Beyond Warsaw, we journey to Treblinka, one of the war’s most haunting memorials. Unlike Auschwitz, nothing of the original camp remains; its destruction was meant to erase the evidence of mass murder. Yet the memorial’s vast field of stone markers speaks more powerfully than words. The silence there is unforgettable.

Auschwitz: Bearing Witness

No journey through Poland’s wartime history can be complete without a visit to Auschwitz-Birkenau, the most infamous of all Nazi concentration and extermination camps. Here, the scale of loss defies comprehension. The barbed wire, the watchtowers, the rows of barracks – all stand as silent testimony to the millions who never returned.

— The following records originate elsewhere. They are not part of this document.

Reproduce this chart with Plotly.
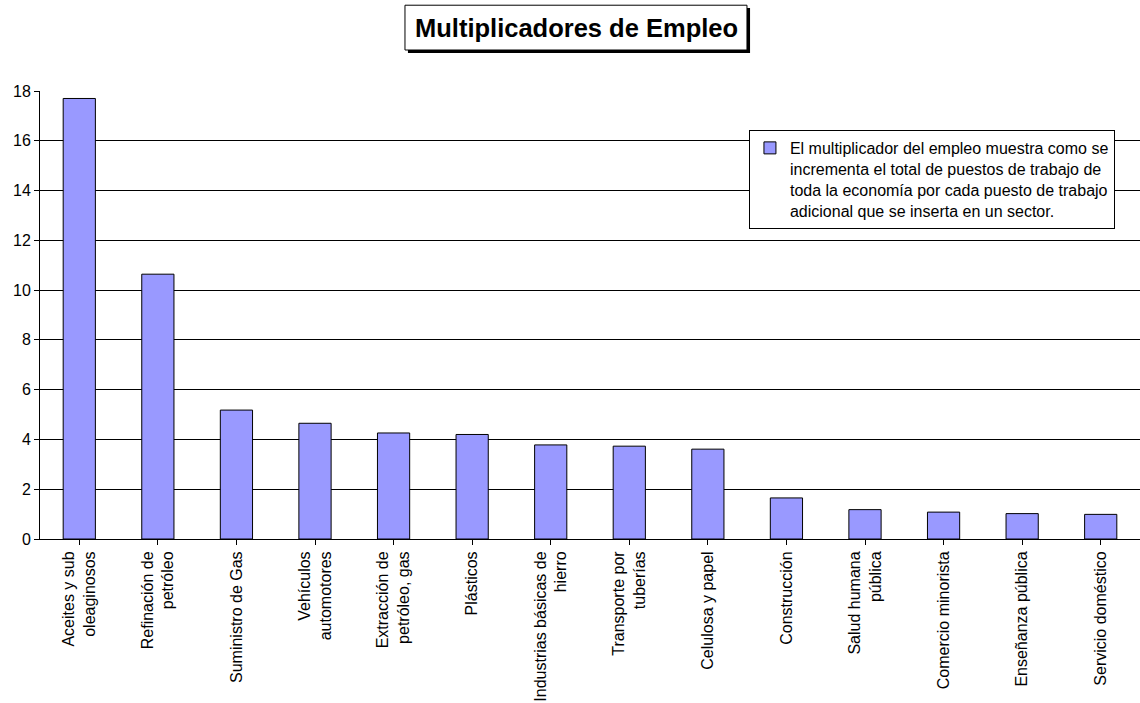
import plotly.graph_objects as go

categorias = [
    "Aceites y sub<br>oleaginosos",
    "Refinación de<br>petróleo",
    "Suministro de Gas",
    "Vehículos<br>automotores",
    "Extracción de<br>petróleo, gas",
    "Plásticos",
    "Industrias básicas de<br>hierro",
    "Transporte por<br>tuberías",
    "Celulosa y papel",
    "Construcción",
    "Salud humana<br>pública",
    "Comercio minorista",
    "Enseñanza pública",
    "Servicio doméstico",
]
multiplicadores = [17.7, 10.64, 5.18, 4.65, 4.26, 4.2, 3.78, 3.73, 3.61, 1.65, 1.18, 1.08, 1.02, 0.99]
leyenda = ("El multiplicador del empleo muestra como se<br>"
           "incrementa el total de puestos de trabajo de<br>"
           "toda la economía por cada puesto de trabajo<br>"
           "adicional que se inserta en un sector.")
titulo = "Multiplicadores de Empleo"
y_ticks = [0, 2, 4, 6, 8, 10, 12, 14, 16, 18]

FONT = "Liberation Sans, Arial, sans-serif"

fig = go.Figure()
fig.add_trace(go.Bar(
    x=list(range(len(categorias))),
    y=multiplicadores,
    name=leyenda,
    marker=dict(color="#9999FF", line=dict(color="black", width=1)),
    showlegend=True,
))

fig.update_layout(
    width=1140, height=703,
    margin=dict(l=40, r=0, t=91, b=164),
    paper_bgcolor="white", plot_bgcolor="white",
    font=dict(family=FONT, color="black", size=16),
    bargap=0.59,
    showlegend=True,
    legend=dict(
        x=0.6445, y=0.913, xanchor="left", yanchor="top",
        bgcolor="white", bordercolor="black", borderwidth=1,
        font=dict(size=16, family=FONT), valign="top",
        itemwidth=30, tracegroupgap=0,
    ),
    xaxis=dict(
        tickmode="array", tickvals=list(range(len(categorias))), ticktext=categorias,
        range=[-0.5, len(categorias) - 0.5],
        tickangle=-90, tickson="boundaries", ticks="outside", ticklen=5,
        tickcolor="black", showline=True, linecolor="black", linewidth=1,
        showgrid=False, tickfont=dict(size=16, family=FONT),
    ),
    yaxis=dict(
        range=[0, 18], tickvals=y_ticks, ticks="outside", ticklen=5,
        tickcolor="black", showline=True, linecolor="black", linewidth=1,
        showgrid=True, gridcolor="black", gridwidth=1,
        tickfont=dict(size=16, family=FONT), zeroline=False,
    ),
    shapes=[
        dict(type="rect", xref="paper", yref="paper",
             x0=0.3345, x1=0.6455, y0=1.085, y1=1.185,
             fillcolor="black", line=dict(width=0), layer="above"),
        dict(type="rect", xref="paper", yref="paper",
             x0=0.3318, x1=0.6427, y0=1.0915, y1=1.1915,
             fillcolor="white", line=dict(color="black", width=1), layer="above"),
    ],
    annotations=[
        dict(text="<b>" + titulo + "</b>", xref="paper", yref="paper",
             x=0.4873, y=1.1415, xanchor="center", yanchor="middle",
             showarrow=False, font=dict(size=25.5, family=FONT, color="black")),
    ],
)

fig.write_html("out.html")
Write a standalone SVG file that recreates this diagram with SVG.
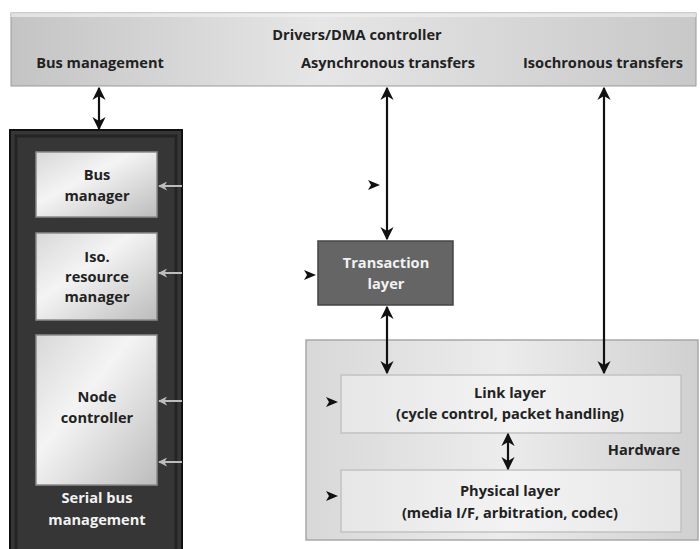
<svg xmlns="http://www.w3.org/2000/svg" width="700" height="549" viewBox="0 0 700 549">
  <style>
    .t { font-family: "Open Sans", "Liberation Sans", sans-serif; font-weight: bold; font-size: 14.6px; fill: #222; text-anchor: middle; }
    .w { fill: #f2f2f2; }
    .conn { stroke: #111; stroke-width: 2.2; fill: none; }
    .feed { stroke: #bdbdbd; stroke-width: 2; fill: none; }
  </style>
  <defs>
    <linearGradient id="barG" x1="0" y1="0" x2="1" y2="0">
      <stop offset="0" stop-color="#c4c4c4"/>
      <stop offset="0.45" stop-color="#e6e6e6"/>
      <stop offset="1" stop-color="#c8c8c8"/>
    </linearGradient>
    <linearGradient id="boxG" x1="0" y1="0" x2="1" y2="1">
      <stop offset="0" stop-color="#d8d8d8"/>
      <stop offset="0.4" stop-color="#f4f4f4"/>
      <stop offset="1" stop-color="#bcbcbc"/>
    </linearGradient>
    <linearGradient id="hwG" x1="0" y1="0" x2="1" y2="0">
      <stop offset="0" stop-color="#d8d8d8"/>
      <stop offset="0.5" stop-color="#ececec"/>
      <stop offset="1" stop-color="#d0d0d0"/>
    </linearGradient>
    <linearGradient id="layerG" x1="0" y1="0" x2="1" y2="0">
      <stop offset="0" stop-color="#e6e6e6"/>
      <stop offset="0.5" stop-color="#f3f3f3"/>
      <stop offset="1" stop-color="#e6e6e6"/>
    </linearGradient>
    <marker id="ah" viewBox="0 0 10 10" refX="9" refY="5" markerWidth="6" markerHeight="6" orient="auto-start-reverse">
      <path d="M0,0 L10,5 L0,10 L3,5 Z" fill="#111"/>
    </marker>
    <marker id="ahg" viewBox="0 0 10 10" refX="9" refY="5" markerWidth="4.5" markerHeight="4.5" orient="auto">
      <path d="M0,0 L10,5 L0,10 L3,5 Z" fill="#bdbdbd"/>
    </marker>
    <path id="tip" d="M0,-5 L12,0 L0,5 L3,0 Z" fill="#111"/>
  </defs>

  <!-- Top bar: drivers / DMA controller -->
  <g id="drivers">
    <rect x="11" y="13" width="685" height="73" fill="url(#barG)" stroke="#9a9a9a" stroke-width="1"/>
    <rect x="11" y="13" width="685" height="4" fill="#f0f0f0" opacity="0.7"/>
    <text class="t" x="357" y="40">Drivers/DMA controller</text>
    <text class="t" x="100" y="68">Bus management</text>
    <text class="t" x="388" y="68">Asynchronous transfers</text>
    <text class="t" x="603" y="68">Isochronous transfers</text>
  </g>

  <!-- Serial bus management panel -->
  <g id="serial-bus-management">
    <rect x="10" y="130" width="172" height="425" fill="#363636" stroke="#111" stroke-width="2"/>
    <rect x="16" y="136" width="160" height="419" fill="none" stroke="#242424" stroke-width="3"/>
    <text class="t w" x="97" y="503">Serial bus</text>
    <text class="t w" x="97" y="525">management</text>
  </g>
  <g id="bus-manager">
    <rect x="36" y="152" width="121" height="65" fill="url(#boxG)" stroke="#8a8a8a" stroke-width="1.5"/>
    <text class="t" x="97" y="180">Bus</text>
    <text class="t" x="97" y="201">manager</text>
  </g>
  <g id="iso-resource-manager">
    <rect x="36" y="233" width="121" height="87" fill="url(#boxG)" stroke="#8a8a8a" stroke-width="1.5"/>
    <text class="t" x="97" y="262">Iso.</text>
    <text class="t" x="97" y="282">resource</text>
    <text class="t" x="97" y="302">manager</text>
  </g>
  <g id="node-controller">
    <rect x="36" y="335" width="121" height="150" fill="url(#boxG)" stroke="#8a8a8a" stroke-width="1.5"/>
    <text class="t" x="97" y="402">Node</text>
    <text class="t" x="97" y="423">controller</text>
  </g>

  <!-- Transaction layer -->
  <g id="transaction-layer">
    <rect x="318" y="241" width="135" height="64" fill="#656565" stroke="#444" stroke-width="1.5"/>
    <text class="t w" x="386" y="268">Transaction</text>
    <text class="t w" x="386" y="289">layer</text>
  </g>

  <!-- Hardware block -->
  <g id="hardware">
    <rect x="306" y="340" width="392" height="200" fill="url(#hwG)" stroke="#a8a8a8" stroke-width="1.5"/>
    <text class="t" x="644" y="455">Hardware</text>
  </g>
  <g id="link-layer">
    <rect x="341" y="375" width="340" height="58" fill="url(#layerG)" stroke="#c2c2c2" stroke-width="1.5"/>
    <text class="t" x="510" y="398">Link layer</text>
    <text class="t" x="510" y="419">(cycle control, packet handling)</text>
  </g>
  <g id="physical-layer">
    <rect x="341" y="470" width="340" height="62" fill="url(#layerG)" stroke="#c2c2c2" stroke-width="1.5"/>
    <text class="t" x="510" y="496">Physical layer</text>
    <text class="t" x="510" y="518">(media I/F, arbitration, codec)</text>
  </g>

  <!-- Connectors -->
  <g id="connectors">
    <line class="conn" x1="99" y1="88" x2="99" y2="129" marker-start="url(#ah)" marker-end="url(#ah)"/>
    <line class="conn" x1="387" y1="88" x2="387" y2="239" marker-start="url(#ah)" marker-end="url(#ah)"/>
    <line class="conn" x1="387" y1="307" x2="387" y2="373" marker-start="url(#ah)" marker-end="url(#ah)"/>
    <line class="conn" x1="604" y1="88" x2="604" y2="373" marker-start="url(#ah)" marker-end="url(#ah)"/>
    <line class="conn" x1="508" y1="434" x2="508" y2="469" marker-start="url(#ah)" marker-end="url(#ah)"/>

    <!-- inputs into the management units -->
    <line class="feed" x1="182" y1="186" x2="159" y2="186" marker-end="url(#ahg)"/>
    <line class="feed" x1="182" y1="273" x2="159" y2="273" marker-end="url(#ahg)"/>
    <line class="feed" x1="182" y1="401" x2="159" y2="401" marker-end="url(#ahg)"/>
    <line class="feed" x1="182" y1="462" x2="159" y2="462" marker-end="url(#ahg)"/>

    <!-- management access points -->
    <use href="#tip" x="368" y="185"/>
    <use href="#tip" x="304" y="275"/>
    <use href="#tip" x="326" y="402"/>
    <use href="#tip" x="326" y="496"/>
  </g>
</svg>
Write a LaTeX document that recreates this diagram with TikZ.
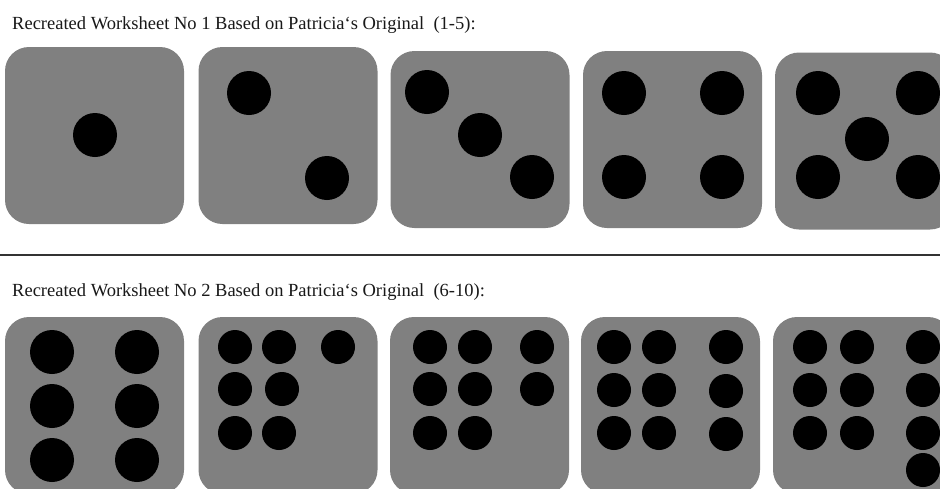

The tour includes both Auschwitz I, now preserved as a museum, and Auschwitz II–Birkenau, the vast expanse that became a factory of death. Visitors walk beneath the gate bearing the cruelly deceptive words Arbeit macht frei and across the railway tracks where countless transports arrived. It is a place of immense sorrow, but also of moral clarity — a reminder of what hatred, bureaucracy, and indifference can unleash when left unchecked.

To stand there is to confront history at its rawest. The experience is sobering, humbling, and essential.

Landscapes of Memory

From Gdańsk’s cobbled streets to the forests of Mazuria, from Warsaw’s reborn cityscape to the haunting stillness of Auschwitz, this 14-day tour traces the full arc of Poland’s wartime story.

Each stop reveals a different face of the conflict: resistance and terror, destruction and revival, memory and renewal. Together, they form a living mosaic of war and humanity, reminding travellers that history is never distant – its legacy is all around us.

For those seeking to understand the Second World War not as a series of dates, but as a profoundly human experience, our Ultimate 14-Day WWII Tour of Poland offers a journey through both tragedy and remembrance – and, ultimately, through hope.